Cincinnati vets celebrate new law focused on helping servicemembers succeed.png
Posted at 7:10 PM, Oct 26, 2020
and last updated 2020-10-26 20:00:36-04

A studyreleased by The U.S. Department of Veterans Affairs speculates approximately 20 veterans will have committed suicide by the end of the day.

“Suicide, frankly, is the ultimate symptom of a root cause of a bad or incomplete or unsatisfactory transition," said Army veteran and military transition expert Matthew Louis. "Through our research and writing, we've proven that point."

That transition process has changed a lot over the years. Like any plan put in place, there are always areas that can use improvements.

“VA and Department of Defense committees, they want to revamp TAP (the Transition Assistance Program) again,” said Nate Pelletier, Army veteran and military transition expert.

The TAP program is designed to help service members transition back into the civilian world during the last 12 months of their time in the service.

Pelletier and Louis want to help the VA revamp the TAP program to better serve our veterans and also link the Department of Defense into the process in a more proactive manner.

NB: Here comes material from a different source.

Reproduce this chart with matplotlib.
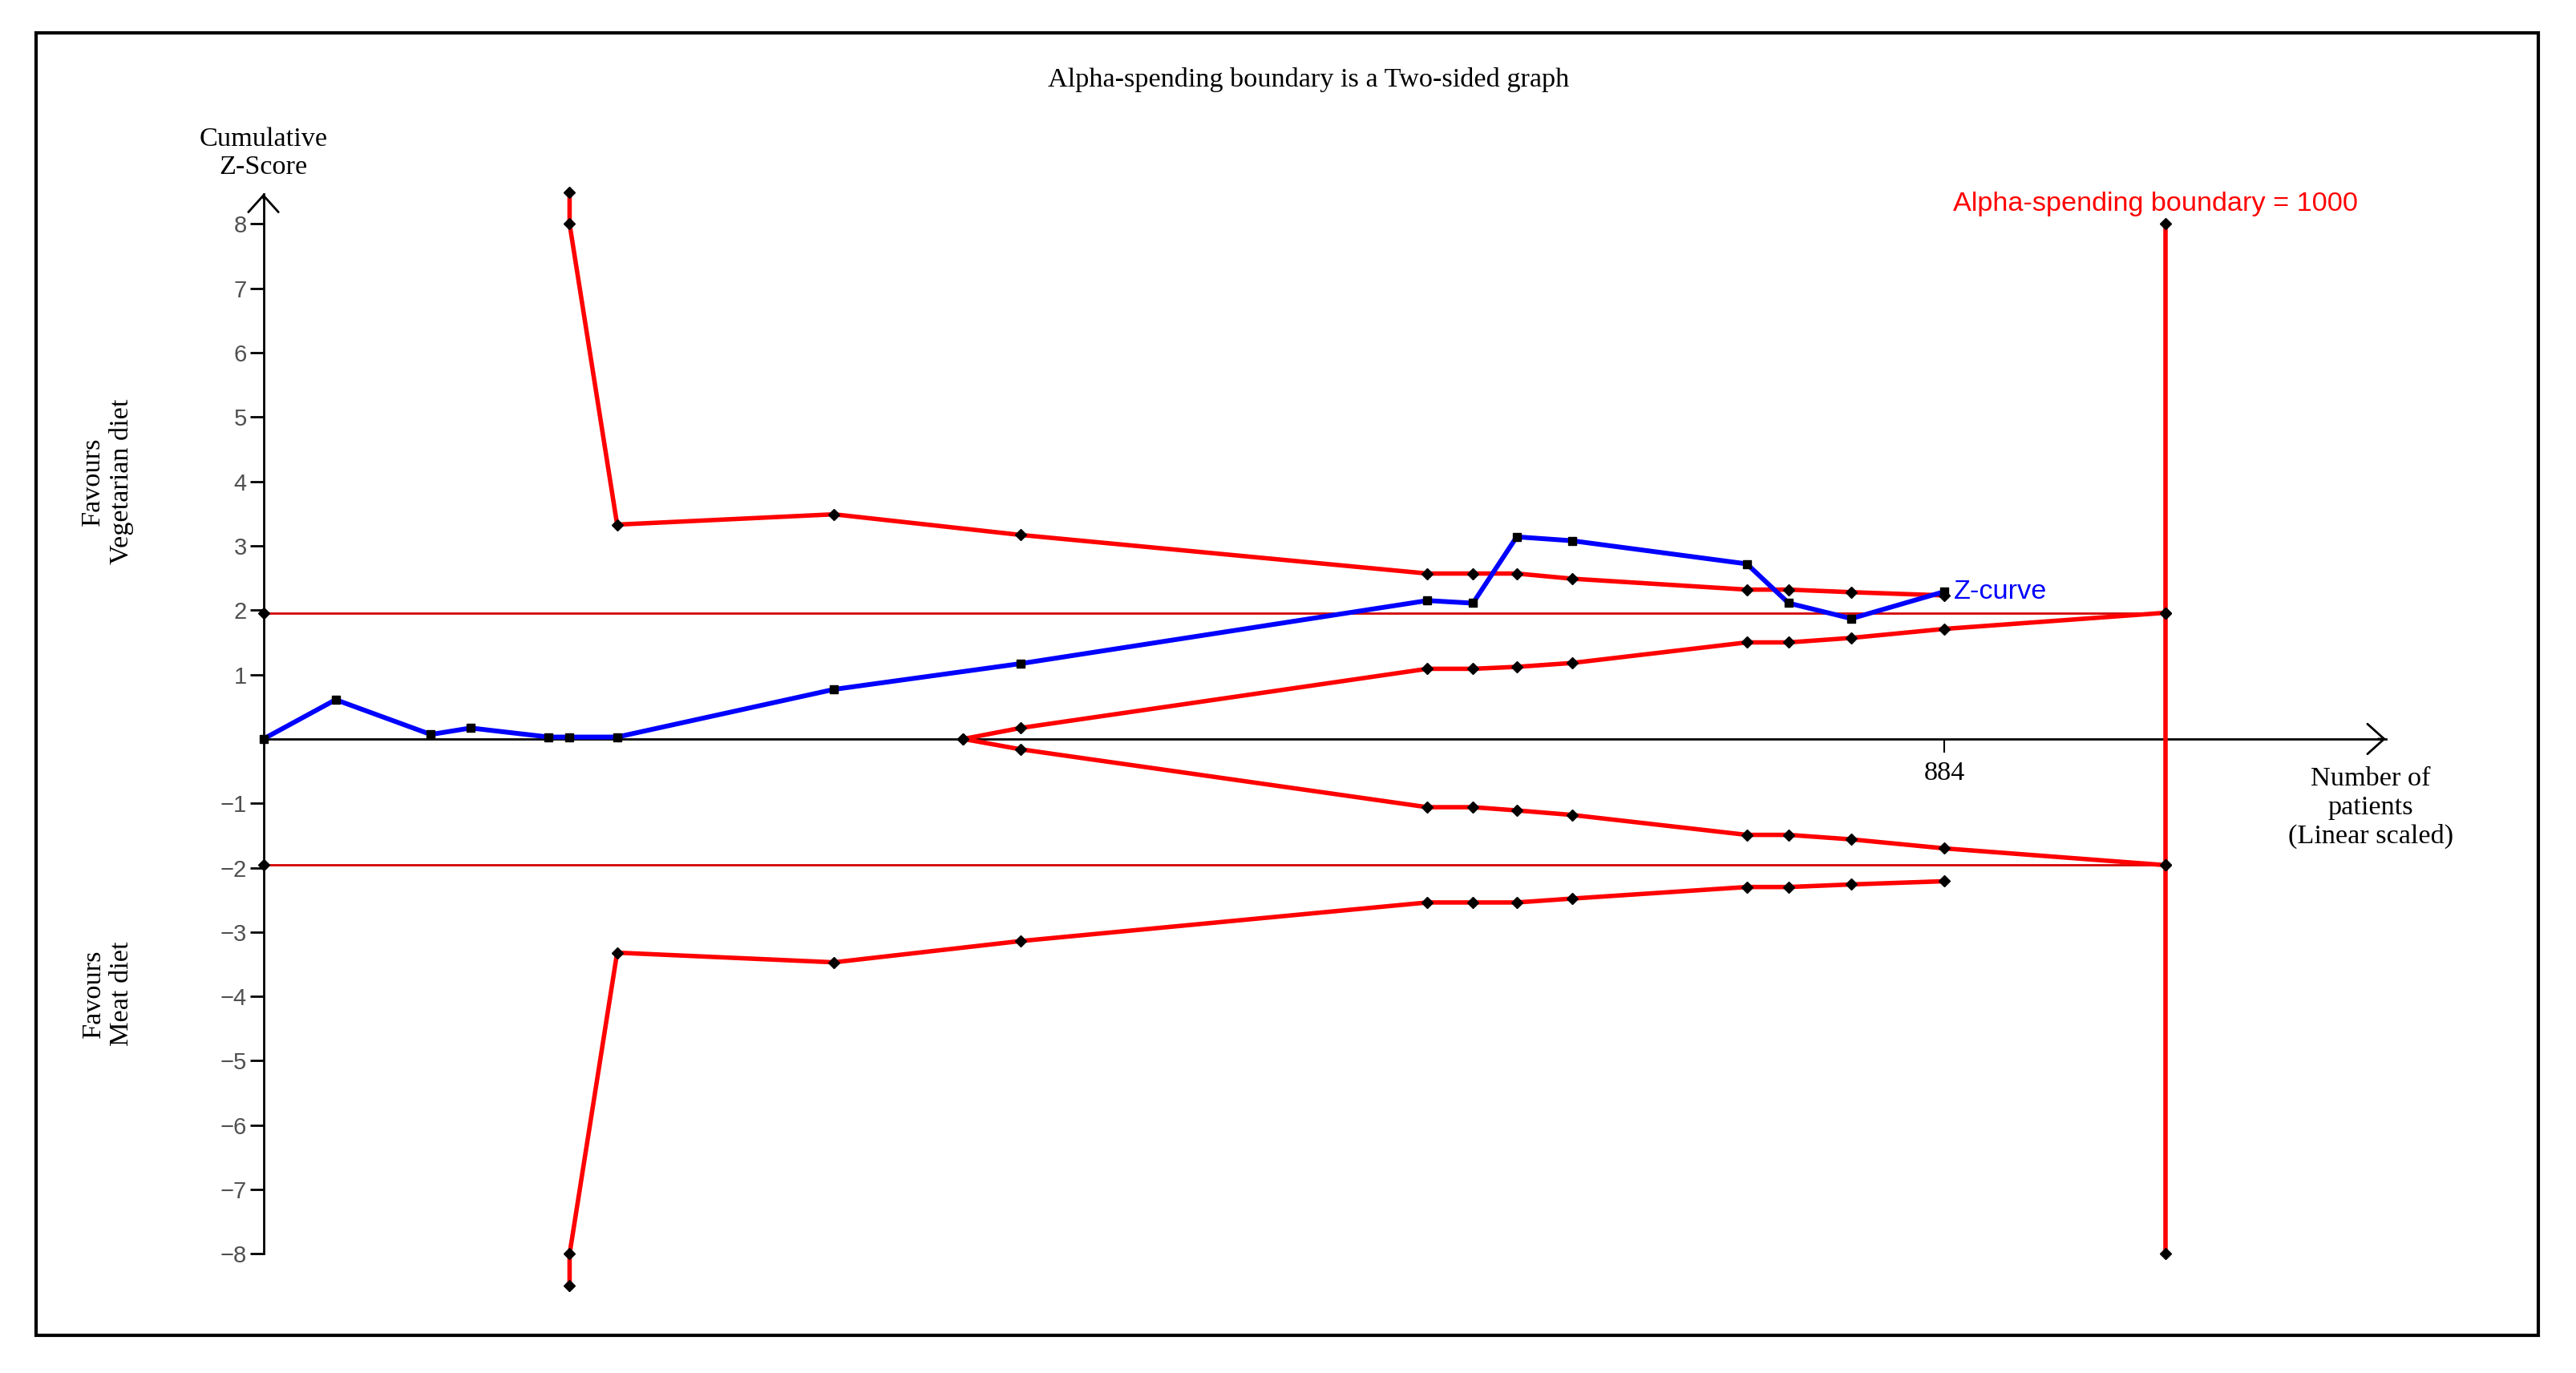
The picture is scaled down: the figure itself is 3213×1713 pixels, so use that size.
import matplotlib
matplotlib.use("Agg")
import matplotlib.pyplot as plt
from matplotlib.patches import Rectangle

# ---------------- data ----------------
z_patients = [0, 38, 88, 109, 150, 161, 186, 300, 398, 612, 636, 659, 688, 780, 802, 835, 884]
z_scores = [0, 0.61, 0.07, 0.17, 0.03, 0.03, 0.03, 0.77, 1.17, 2.15, 2.11, 3.14, 3.08, 2.72, 2.11, 1.87, 2.29]

bound_patients = [161, 161, 186, 300, 398, 612, 636, 659, 688, 780, 802, 835, 884]
upper_bound = [8.49, 8.0, 3.33, 3.49, 3.17, 2.57, 2.57, 2.57, 2.49, 2.32, 2.32, 2.28, 2.23]
lower_bound = [-8.49, -8.0, -3.32, -3.47, -3.14, -2.54, -2.54, -2.54, -2.48, -2.30, -2.30, -2.26, -2.21]

futility_patients = [368, 398, 612, 636, 659, 688, 780, 802, 835, 884, 1000]
futility_upper = [0, 0.17, 1.09, 1.09, 1.12, 1.18, 1.50, 1.50, 1.57, 1.71, 1.96]
futility_lower = [0, -0.16, -1.06, -1.06, -1.11, -1.18, -1.49, -1.49, -1.56, -1.70, -1.96]

conv_patients = [0, 1000]
conv_z = 1.96

ris = 1000
ris_marks = [8, 1.96, -1.96, -8]

y_ticks = [-8, -7, -6, -5, -4, -3, -2, -1, 1, 2, 3, 4, 5, 6, 7, 8]
x_ticks = [884]

# ---------------- style ----------------
SERIF = ["Liberation Serif", "DejaVu Serif"]
SANS = ["Liberation Sans", "DejaVu Sans"]
NARROW = ["Liberation Sans Narrow", "Liberation Sans", "DejaVu Sans"]
RED = "#ff0000"
DARKRED = "#d40000"
BLUE = "#0000ff"
FS = 24.7

fig = plt.figure(figsize=(32.13, 17.13), dpi=100)
ax = fig.add_axes([0, 0, 1, 1])
ax.set_xlim(-138.5, 1216.0)
ax.set_ylim(-9.85, 11.48)
ax.patch.set_alpha(0)

for s in ["top", "right"]:
    ax.spines[s].set_visible(False)
ax.spines["left"].set_position(("data", 0))
ax.spines["bottom"].set_position(("data", 0))
ax.spines["left"].set_bounds(-8, 8.47)
ax.spines["bottom"].set_bounds(0, 1116)
ax.spines["left"].set_linewidth(2)
ax.spines["bottom"].set_linewidth(2)

ax.set_yticks(y_ticks)
ax.set_yticklabels([str(t).replace("-", "\u2212") for t in y_ticks])
ax.set_xticks(x_ticks)
ax.set_xticklabels([str(t) for t in x_ticks])
ax.tick_params(axis="y", direction="out", length=12, width=2, pad=3,
               labelsize=21, labelcolor="#505050")
ax.tick_params(axis="x", direction="out", length=12, width=1.5, pad=8,
               labelsize=FS)
for lab in ax.get_yticklabels():
    lab.set_family(NARROW)
for lab in ax.get_xticklabels():
    lab.set_family(SERIF)

# axis arrow heads (open chevrons at the ends of the axes)
arrow_kw = dict(arrowstyle="->,head_length=0.5,head_width=0.45",
                lw=2, color="black", mutation_scale=30, shrinkA=0, shrinkB=0)
ax.annotate("", xy=(0, 8.47), xytext=(0, 8.40), arrowprops=arrow_kw)
ax.annotate("", xy=(1116, 0), xytext=(1112, 0), arrowprops=arrow_kw)

# conventional boundaries
for sgn in (1, -1):
    ax.plot(conv_patients, [sgn * conv_z] * 2, color=DARKRED, lw=2, zorder=2)
    ax.plot([conv_patients[0]], [sgn * conv_z], ls="none", marker="D",
            ms=7, color="black", zorder=6)

# required information size line
ax.plot([ris] * len(ris_marks), ris_marks, color=RED, lw=4, zorder=3,
        marker="D", ms=7, mfc="black", mec="black")

# alpha spending boundaries
mk = dict(color=RED, lw=4, zorder=3, marker="D", ms=7, mfc="black", mec="black")
ax.plot(bound_patients, upper_bound, **mk)
ax.plot(bound_patients, lower_bound, **mk)
ax.plot(futility_patients, futility_upper, **mk)
ax.plot(futility_patients, futility_lower, **mk)

# Z-curve
ax.plot(z_patients, z_scores, color=BLUE, lw=4.3, zorder=4,
        marker="s", ms=7, mfc="black", mec="black")

# texts
ax.text(z_patients[-1] + 5, z_scores[-1], "Z-curve", color=BLUE, fontsize=FS,
        family=SANS, ha="left", va="center")
ax.text(ris - 5, 8.31, "Alpha-spending boundary = 1000", color=RED, fontsize=FS,
        family=SANS, ha="center", va="center")
ax.text(0, 9.1, "Cumulative\nZ-Score", fontsize=FS, family=SERIF,
        ha="center", va="center", linespacing=1.2)
ax.text(1108, -1.07, "Number of\npatients\n(Linear scaled)", fontsize=FS,
        family=SERIF, ha="center", va="center", linespacing=1.22)
ax.text(-82, 4.0, "Favours\nVegetarian diet", fontsize=FS, family=SERIF,
        ha="center", va="center", rotation=90, linespacing=1.2)
ax.text(-82, -3.96, "Favours\nMeat diet", fontsize=FS, family=SERIF,
        ha="center", va="center", rotation=90, linespacing=1.2)

fig.text(0.508, 0.942, "Alpha-spending boundary is a Two-sided graph",
         fontsize=FS, family=SERIF, ha="center", va="center")

# outer frame
fig.patches.append(Rectangle((0.014, 0.0274), 0.9714, 0.9486,
                             transform=fig.transFigure, fill=False,
                             edgecolor="black", lw=3))

fig.savefig("out.png", dpi=100, facecolor="white")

A main component to help with the transition is tied to a nationwide collaboration with organizations or hubs to help with the hand-off.

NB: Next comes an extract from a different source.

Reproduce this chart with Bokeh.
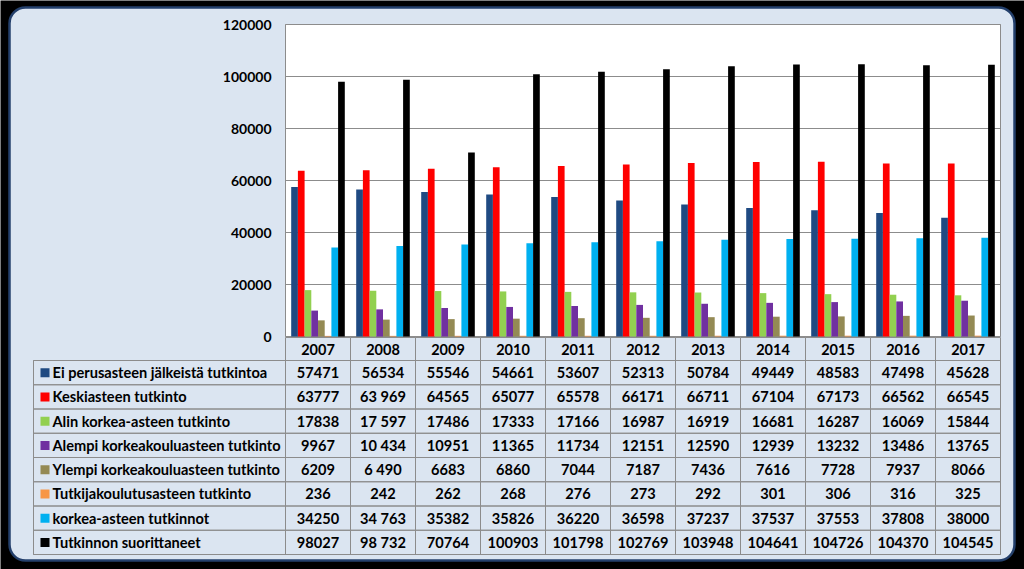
import numpy as np
from bokeh.plotting import figure
from bokeh.models import Range1d
from bokeh.core.properties import value
from bokeh.embed import file_html
from bokeh.resources import INLINE

# ---------------- data ----------------
years = ["2007", "2008", "2009", "2010", "2011", "2012", "2013", "2014", "2015", "2016", "2017"]
series_names = [
    "Ei perusasteen jälkeistä tutkintoa",
    "Keskiasteen tutkinto",
    "Alin korkea-asteen tutkinto",
    "Alempi korkeakouluasteen tutkinto",
    "Ylempi korkeakouluasteen tutkinto",
    "Tutkijakoulutusasteen tutkinto",
    "korkea-asteen tutkinnot",
    "Tutkinnon suorittaneet",
]
ei_perusaste = [57471, 56534, 55546, 54661, 53607, 52313, 50784, 49449, 48583, 47498, 45628]
keskiaste = [63777, 63969, 64565, 65077, 65578, 66171, 66711, 67104, 67173, 66562, 66545]
alin_korkea = [17838, 17597, 17486, 17333, 17166, 16987, 16919, 16681, 16287, 16069, 15844]
alempi_kk = [9967, 10434, 10951, 11365, 11734, 12151, 12590, 12939, 13232, 13486, 13765]
ylempi_kk = [6209, 6490, 6683, 6860, 7044, 7187, 7436, 7616, 7728, 7937, 8066]
tutkija = [236, 242, 262, 268, 276, 273, 292, 301, 306, 316, 325]
korkea_yht = [34250, 34763, 35382, 35826, 36220, 36598, 37237, 37537, 37553, 37808, 38000]
suorittaneet = [98027, 98732, 70764, 100903, 101798, 102769, 103948, 104641, 104726, 104370, 104545]
y_ticks = [0, 20000, 40000, 60000, 80000, 100000, 120000]
# cells of the 2008 column that are printed with a space as thousands separator
spaced_rows_2008 = [1, 2, 3, 4, 6, 7]

series_values = [ei_perusaste, keskiaste, alin_korkea, alempi_kk, ylempi_kk, tutkija, korkea_yht, suorittaneet]

# ---------------- style ----------------
colors = ["#1F4A82", "#FF0000", "#92D050", "#7030A0", "#948A54", "#F79646", "#00B0F0", "#000000"]
PANEL = "#DBE5F1"
GRID = "#8C8C8C"
FONT = value("Lato")

W, H = 1024, 569
# plot area in page pixels
FL, FR, FT, FB = 285, 1000, 24, 336
GW = (FR - FL) / len(years)
YMAX = 120000


def xd(px):
    return (px - FL) / GW - 0.5


def yd(py):
    return (FB - py) * YMAX / (FB - FT)


p = figure(width=W, height=H, output_backend="svg", toolbar_location=None,
           x_range=Range1d(xd(0), xd(W)), y_range=Range1d(yd(H), yd(0)),
           min_border=0, background_fill_color="black", border_fill_color="black",
           outline_line_color=None)
p.axis.visible = False
p.grid.visible = False

# panel
p.quad(left=[xd(9)], right=[xd(1014)], top=[yd(7)], bottom=[yd(560)],
       fill_color=PANEL, line_color="#24406C", line_width=2.5, border_radius=16)
# plot area
p.quad(left=[-0.5], right=[len(years) - 0.5], top=[YMAX], bottom=[0],
       fill_color="white", line_color=GRID, line_width=1)
# grid lines
p.segment(x0=[-0.5] * len(y_ticks), x1=[len(years) - 0.5] * len(y_ticks),
          y0=y_ticks, y1=y_ticks, line_color=GRID, line_width=1)
# y tick labels
p.text(x=[xd(271)] * len(y_ticks), y=y_ticks, text=[str(t) for t in y_ticks],
       text_align="right", text_baseline="middle", text_font=FONT,
       text_font_style="bold", text_font_size="14px", text_color="black")

# bars
n = len(series_values)
BW = 6.7 / GW
idx = np.arange(len(years))
for i, (vals, col) in enumerate(zip(series_values, colors)):
    p.vbar(x=idx + (i - (n - 1) / 2) * BW, top=vals, width=BW,
           fill_color=col, line_color=None)

# ---------------- data table ----------------
HEAD_T, HEAD_B = 337, 360
ROW_H = (554 - 360) / 8
TL = 33
row_tops = [HEAD_B + r * ROW_H for r in range(n + 1)]
row_mid = [yd((row_tops[r] + row_tops[r + 1]) / 2) for r in range(n)]

# column boxes (header + body)
p.quad(left=idx - 0.5, right=idx + 0.5, top=[yd(HEAD_T)] * len(years),
       bottom=[yd(row_tops[-1])] * len(years), fill_color=None, line_color=GRID, line_width=1)
# row boxes
p.quad(left=[xd(TL)] * n, right=[len(years) - 0.5] * n,
       top=[yd(t) for t in row_tops[:-1]], bottom=[yd(b) for b in row_tops[1:]],
       fill_color=None, line_color=GRID, line_width=1)
# first column box
p.quad(left=[xd(TL)], right=[-0.5], top=[yd(row_tops[0])], bottom=[yd(row_tops[-1])],
       fill_color=None, line_color=GRID, line_width=1)
# legend keys
key_h = 9 * YMAX / (FB - FT)
p.quad(left=[xd(40)] * n, right=[xd(49)] * n,
       top=[m + key_h / 2 for m in row_mid], bottom=[m - key_h / 2 for m in row_mid],
       fill_color=colors, line_color=None)

# texts
p.text(x=idx, y=[yd((HEAD_T + HEAD_B) / 2)] * len(years), text=years,
       text_align="center", text_baseline="middle", text_font=FONT,
       text_font_style="bold", text_font_size="14.5px", text_color="black")
p.text(x=[xd(52)] * n, y=row_mid, text=series_names,
       text_align="left", text_baseline="middle", text_font=FONT,
       text_font_style="bold", text_font_size="14.6px", text_color="black")
cx, cy, ct = [], [], []
for r, vals in enumerate(series_values):
    for k, v in enumerate(vals):
        s = str(v)
        if years[k] == "2008" and r in spaced_rows_2008:
            s = f"{v:,}".replace(",", " ")
        cx.append(k)
        cy.append(row_mid[r])
        ct.append(s)
p.text(x=cx, y=cy, text=ct, text_align="center", text_baseline="middle", text_font=FONT,
       text_font_style="bold", text_font_size="14.6px", text_color="black")

open("out.html", "w").write(file_html(p, INLINE))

“To work upstream with a service member prior to them leaving the military up to 18 months,” Pelletier said. “That allows those enterprises to work upstream -- coach, guide, counsel those individuals to be prepared for that transition -- such that by the time they hit their community downstream, they can be positioned for a college or a career or whatever it is that they're going to go do.”

For the past several years in Cincinnati, Pelletier helped flesh out the process working within the organization Tri-State Veterans Community Alliance or TVCA. Though now dissolved, it was a working prototype for what he and his team want to see rolled out nationwide.

Two years ago, Pelletier was on a good path to get to the next step and had support from legislators.

“In 2018, we thought we were moving this forward. We ran into sequestration, then we ran into an election, then we ran into all the other bills on the table to be signed into law, then we ran into COVID-19,” said Pelletier.

Despite 2020 being a strange year after all of those hurdles, he got the word that his team’s concept got the helping hand they’ve been waiting for. On Oct.17, the Commander John Scott Hannon Veterans Mental Health Care Improvement Act of 2019 was signed into law by President Donald Trump.

“Although the headline is suicide, part of its sections speak to a grant of varying amounts, but up to three quarters of a million dollars over a three- to five-year time period, that enables this nationwide network of veteran collaboratives to thrive to scale,” explained Louis. “And to act as that conduit to enable the warm hand-off from military to local communities all around the country. That's the big win.”

He and Pelletier point out that the funding portion of this process is the biggest factor to make significant change.

“The big part of this is connecting to the Department of Defense more completely," Pelletier said. "Now we have this resource to do it -- and there's a huge, I think, cultural momentum towards readdressing TAP. And we intend to intercept that in a big way."

The two are taking a short pause to reflect on the win, but said they know the real work is just beginning to create the infrastructure and network of organizations across the country who can carry out the mission of helping veterans bridge the gap during transition and be successful once they’re complete.

“I look very much forward to a day when veteran suicide rates are something that we don't need to talk about. And that veteran talent is finding their ultimate end in full employment and career fields of their choosing,” said Louis.